0

I have a data frame that looks like this

1 TSS1500
2 Body;TSS1500
3 Body;Body;Body

I want to remove duplicate entries from every row so that it look like this

1 TSS1500
2 Body;TSS1500
3 Body

Thanks a lot for the help.

MrFlick
  • 195,160
  • 17
  • 277
  • 295
Goku
  • 1
  • 2
  • Including a [minimal reproducible example](https://stackoverflow.com/questions/5963269/how-to-make-a-great-r-reproducible-example) in your question will increase your chances of getting an answer. – Samuel Nov 22 '17 at 21:26
  • Reproducible example would help, however, look into this one and remove the NAs: https://stackoverflow.com/questions/42142260/assign-nas-to-duplicates-in-each-row-after-first-occurence – yrx1702 Nov 22 '17 at 21:27
  • x<-structure(list(V1 = c("TSS1500", "Body;TSS1500", "Body;Body;Body" ), New = c("TSS1500", "Body;TSS1500", "Body")), .Names = c("V1", "New"), row.names = c(NA, -3L), class = "data.frame"); x[["New"]]<-sapply(lapply(strsplit(x$V1,split=";"), function(x) unique(x)), paste,collapse=";") – JeanVuda Nov 22 '17 at 21:40
  • Thanks a lot I was able to separate using df = cSplit(data, "col1", sep = ";"). And then df = t(apply(df, 1, FUN = function(x) replace(x, duplicated(x), NA))) – Goku Nov 22 '17 at 21:42

1 Answers1

0

It looks like you have a data frame with only two columns. The first column is an ID from 1 to 3, while the second column contains strings. Each string contains ";" to separate words and you want to remove duplicated words.

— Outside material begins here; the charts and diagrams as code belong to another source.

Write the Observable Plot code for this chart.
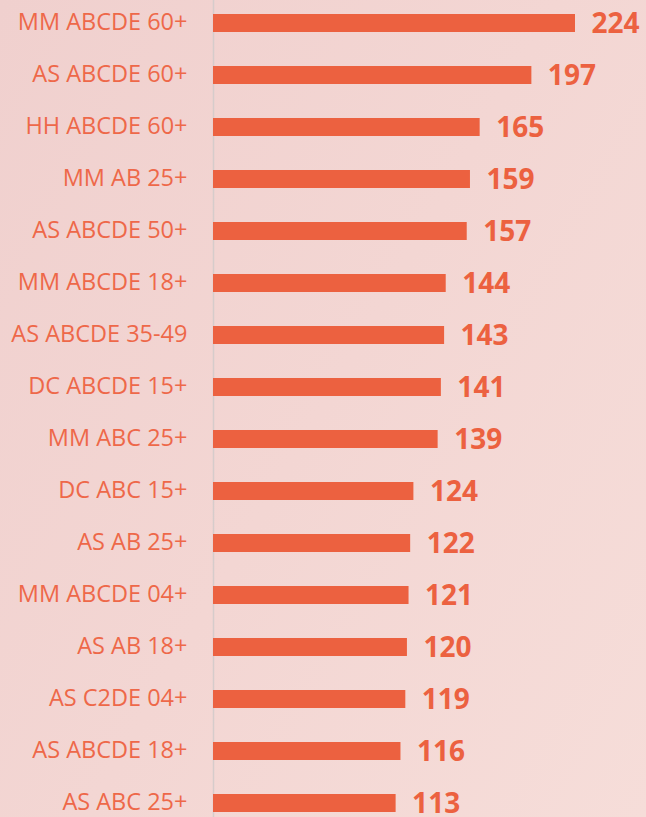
<!DOCTYPE html>
<html>
<head>
<meta charset="utf-8">
<script src="https://cdn.jsdelivr.net/npm/d3@7"></script>
<script src="https://cdn.jsdelivr.net/npm/@observablehq/plot@0.6"></script>
<style>
  html, body { margin: 0; padding: 0; }
  body {
    width: 646px; height: 817px; overflow: hidden;
    background: linear-gradient(120deg, #F0D0CE 0%, #F3D6D3 50%, #F6DDD9 100%);
  }
  #chart svg { display: block; }
</style>
</head>
<body>
<div id="chart"></div>
<script>
const categories = [
  "MM ABCDE 60+", "AS ABCDE 60+", "HH ABCDE 60+", "MM AB 25+",
  "AS ABCDE 50+", "MM ABCDE 18+", "AS ABCDE 35-49", "DC ABCDE 15+",
  "MM ABC 25+", "DC ABC 15+", "AS AB 25+", "MM ABCDE 04+",
  "AS AB 18+", "AS C2DE 04+", "AS ABCDE 18+", "AS ABC 25+"
];
const values = [224, 197, 165, 159, 157, 144, 143, 141, 139, 124, 122, 121, 120, 119, 116, 113];

const data = categories.map((c, i) => ({category: c, value: values[i]}));

const barColor = "#EC6140";
const labelColor = "#EE6849";

const chart = Plot.plot({
  width: 646,
  height: 817,
  margin: 0,
  style: {background: "transparent", fontFamily: "'Open Sans', sans-serif"},
  x: {domain: [0, 224], range: [213, 575], axis: null},
  y: {domain: categories, range: [-4.07, 830], paddingInner: 0.655, paddingOuter: 0.3275, axis: null},
  marks: [
    Plot.ruleX([0], {stroke: "#D6CCCB", strokeWidth: 1.5}),
    Plot.barX(data, {x: "value", y: "category", fill: barColor}),
    Plot.text(data, {x: 0, y: "category", text: "category", textAnchor: "end", dx: -26, dy: -1, fill: labelColor, fontSize: 23.5}),
    Plot.text(data, {x: "value", y: "category", text: d => String(d.value), textAnchor: "start", dx: 16, dy: 1, fill: barColor, fontSize: 28, fontWeight: "bold"})
  ]
});
document.getElementById("chart").appendChild(chart);
</script>
</body>
</html>
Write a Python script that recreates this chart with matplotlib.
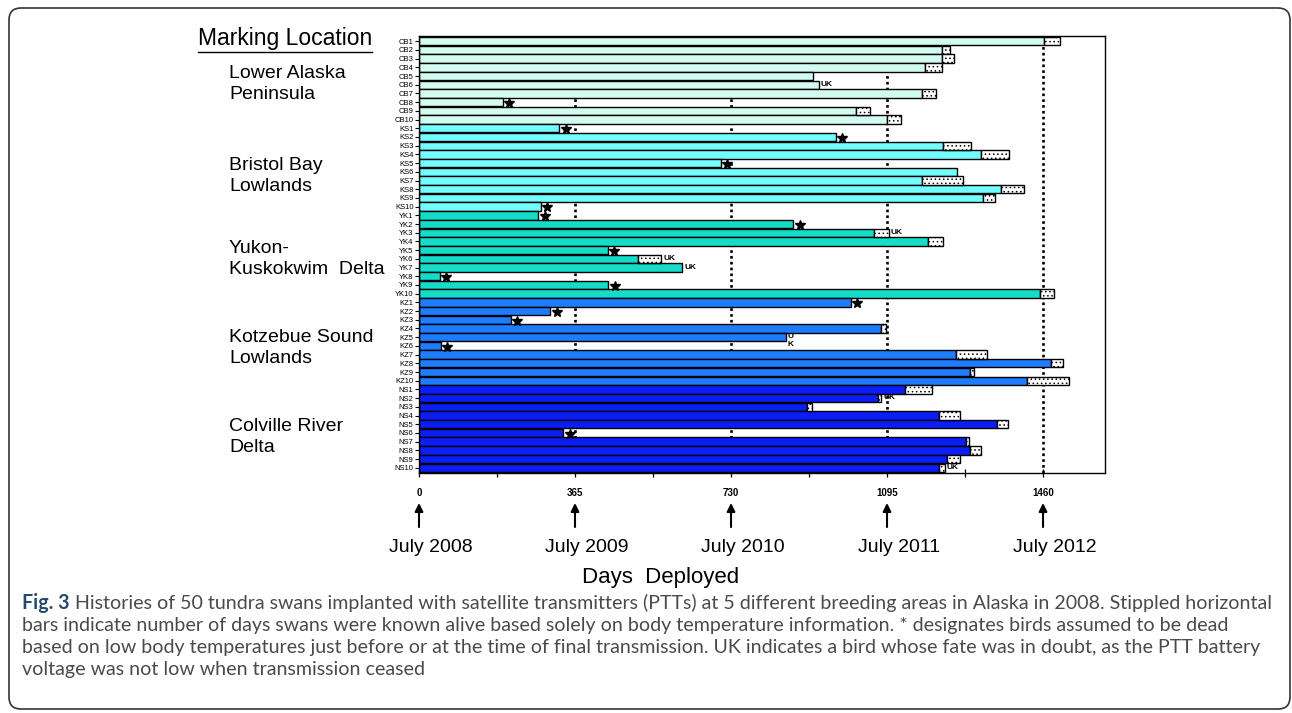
import matplotlib
matplotlib.use('Agg')
import matplotlib.pyplot as plt
import matplotlib.transforms as mtransforms
from matplotlib.patches import FancyBboxPatch

plt.rcParams['font.family'] = ['Liberation Sans', 'DejaVu Sans']
plt.rcParams['hatch.linewidth'] = 0.6

# ---- data: days with location fixes (solid), extra days known alive from
# body temperature only (stippled), and fate marks
groups = ['Lower Alaska\nPeninsula', 'Bristol Bay\nLowlands', 'Yukon-\nKuskokwim  Delta',
          'Kotzebue Sound\nLowlands', 'Colville River\nDelta']
prefixes = ['CB', 'KS', 'YK', 'KZ', 'NS']
group_colors = ['#d2fcf0', '#73fdff', '#14dcc8', '#1e7dff', '#0a1ef5']

cb_days = [1463, 1223, 1223, 1184, 921, 935, 1177, 196, 1023, 1095]
cb_temp = [37, 20, 28, 39, 0, 0, 33, 0, 32, 33]
cb_fate = ['', '', '', '', '', 'UK', '', '*', '', '']

ks_days = [328, 975, 1225, 1316, 706, 1259, 1177, 1362, 1319, 285]
ks_temp = [0, 0, 67, 65, 0, 0, 96, 53, 29, 0]
ks_fate = ['*', '*', '', '', '*', '', '', '', '', '*']

yk_days = [279, 876, 1065, 1190, 442, 513, 616, 48, 443, 1454]
yk_temp = [0, 0, 34, 35, 0, 53, 0, 0, 0, 31]
yk_fate = ['*', '*', 'UK', '', '*', 'UK', 'UK', '*', '*', '']

kz_days = [1010, 307, 215, 1081, 858, 51, 1256, 1479, 1290, 1422]
kz_temp = [0, 0, 0, 11, 0, 0, 73, 28, 8, 99]
kz_fate = ['*', '*', '*', '', 'U\nK', '*', '', '', '', '']

ns_days = [1138, 1074, 907, 1216, 1352, 338, 1280, 1290, 1235, 1217]
ns_temp = [63, 7, 13, 49, 27, 0, 6, 25, 30, 13]
ns_fate = ['', 'UK', '', '', '', '*', '', '', '', 'UK']

year_ticks = [0, 365, 730, 1095, 1460]
year_labels = ['July 2008', 'July 2009', 'July 2010', 'July 2011', 'July 2012']

caption = [
    ' Histories of 50 tundra swans implanted with satellite transmitters (PTTs) at 5 different breeding areas in Alaska in 2008. Stippled horizontal',
    'bars indicate number of days swans were known alive based solely on body temperature information. * designates birds assumed to be dead',
    'based on low body temperatures just before or at the time of final transmission. UK indicates a bird whose fate was in doubt, as the PTT battery',
    'voltage was not low when transmission ceased',
]

all_days = [cb_days, ks_days, yk_days, kz_days, ns_days]
all_temp = [cb_temp, ks_temp, yk_temp, kz_temp, ns_temp]
all_fate = [cb_fate, ks_fate, yk_fate, kz_fate, ns_fate]

names, days, temp, fate, colors = [], [], [], [], []
for g in range(5):
    for i in range(10):
        names.append(prefixes[g] + str(i + 1))
        days.append(all_days[g][i])
        temp.append(all_temp[g][i])
        fate.append(all_fate[g][i])
        colors.append(group_colors[g])
ypos = list(range(len(names)))

W, H = 1292, 713
fig = plt.figure(figsize=(W / 100, H / 100), dpi=100)
ax = fig.add_axes([419 / W, 1 - 473 / H, 686 / W, 437 / H])
ax.set_xlim(0, 1605)
ax.set_ylim(49.6, -0.6)
ax.set_axisbelow(True)

for d in year_ticks[1:]:
    ax.axvline(d, color='black', lw=1.9, ls=(0, (1, 1.2)), zorder=1)

ax.barh(ypos, days, height=0.96, color=colors, edgecolor='black', lw=1.0, zorder=2)
st_y = [y for y, t in zip(ypos, temp) if t > 0]
st_w = [t for t in temp if t > 0]
st_l = [d for d, t in zip(days, temp) if t > 0]
ax.barh(st_y, st_w, left=st_l, height=0.96, color='white', edgecolor='black',
        lw=1.0, hatch='....', zorder=2)

for y, d, t, f in zip(ypos, days, temp, fate):
    if f == '*':
        ax.plot(d + 15, y + 0.1, marker='*', color='black', ms=7.5, zorder=3)
    elif f:
        ax.text(d + t + 5, y - 0.45, f, fontsize=6, fontweight='bold',
                ha='left', va='top', linespacing=1.2, zorder=3)

ax.set_yticks(ypos)
ax.set_yticklabels(names)
ax.set_xticks(year_ticks)
ax.set_xticklabels([str(d) for d in year_ticks], fontweight='bold')
ax.set_xticks([182.5, 547.5, 912.5, 1277.5], minor=True)
ax.tick_params(axis='x', which='both', direction='inout', length=6, width=0.9,
               pad=8, labelsize=7)
ax.tick_params(axis='y', direction='out', length=3, width=0.8, pad=1, labelsize=5.5)
for s in ax.spines.values():
    s.set_linewidth(1.0)

# arrows and calendar labels below the axis
trans = mtransforms.blended_transform_factory(ax.transData, fig.transFigure)
for d, lab in zip(year_ticks, year_labels):
    ax.annotate('', xy=(d, 1 - 503 / H), xytext=(d, 1 - 527 / H),
                xycoords=trans, textcoords=trans, annotation_clip=False,
                arrowprops=dict(arrowstyle='-|>', color='black', lw=1.5,
                                mutation_scale=12, shrinkA=0, shrinkB=0))
    ax.text(d + 28, 1 - 547 / H, lab, transform=trans, fontsize=14,
            ha='center', va='center')
ax.text(565, 1 - 578 / H, 'Days  Deployed', transform=trans, fontsize=16,
        ha='center', va='center')

# marking location labels
ml = fig.text(198 / W, 1 - 39 / H, 'Marking Location', fontsize=16.5, va='center')
group_mid = [84, 176, 259, 348, 437]
for lab, ym in zip(groups, group_mid):
    fig.text(229 / W, 1 - ym / H, lab, fontsize=14, va='center', linespacing=1.3)

# caption
cap_y = [603, 625, 647, 669]
cap_size = 14.1
figlab = fig.text(22 / W, 1 - cap_y[0] / H, 'Fig. 3', fontsize=cap_size, fontweight='bold',
                  color='#27496d', family='Lato', va='center')
fig.canvas.draw()
ax.annotate(caption[0], xy=(1, 0.5), xycoords=figlab, fontsize=cap_size, family='Lato',
            color='#4a4a4a', va='center', annotation_clip=False)
for line, yc in zip(caption[1:], cap_y[1:]):
    fig.text(22 / W, 1 - yc / H, line, fontsize=cap_size, family='Lato', color='#4a4a4a',
             va='center')

# underline under "Marking Location"
bb = ml.get_window_extent().transformed(fig.transFigure.inverted())
fig.add_artist(plt.Line2D([bb.x0, bb.x1], [bb.y0 - 1 / H, bb.y0 - 1 / H],
                          color='black', lw=1.0, transform=fig.transFigure))

frame = FancyBboxPatch((9, 4), 1281, 701, boxstyle='round,pad=0,rounding_size=12',
                       transform=mtransforms.IdentityTransform(), facecolor='none',
                       edgecolor='#333333', lw=1.2)
fig.add_artist(frame)

fig.savefig('out.png', dpi=100)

I believe the cSplit you proposed in your comment, which is probably from the splitstackshape package, is a good approach. After you split the words by ";", you will be able to use the solution from Mr. Zen's post.

Here I provide another approach using dplyr and tidyr. The idea is to use separate_row to "expand" each record by splitting the ;. After that, group_by and distinct can remove those duplicates. The final step, summarise with paste0 and setting collapse = ";", allows us to convert the data frame back to the original format.

### Create example data frame
dt <- read.table(text = "1 TSS1500
2 'Body;TSS1500'
                 3 'Body;Body;Body'",
                 header = FALSE, stringsAsFactors = FALSE)
dt

#   V1             V2
# 1  1        TSS1500
# 2  2   Body;TSS1500
# 3  3 Body;Body;Body

# Load packages
library(dplyr)
library(tidyr)

dt2 <- dt %>%
  # Expland each record by spliting ";"
  separate_rows(V2) %>%
  # Grouping based on V1
  group_by(V1) %>%
  # Remove duplicated rows
  distinct(V2) %>%
  # Combine rows from the same group together
  summarise(V2 = paste0(V2, collapse = ";"))
dt2
# # A tibble: 3 x 2
#      V1           V2
#   <int>        <chr>
# 1     1      TSS1500
# 2     2 Body;TSS1500
# 3     3         Body  

Next time, if you want to ask a new question, please consider using dput or other ways to share a minimal and reproducible. This allows others better to assist you. You can see that by just looking at the example you posted, it is not entirely clear if it is a data frame or how many columns do you have. It also takes extra time to recreate your dataset, and there is no guarantee that the recreated dataset is the same as yours.

www
  • 38,575
  • 12
  • 48
  • 84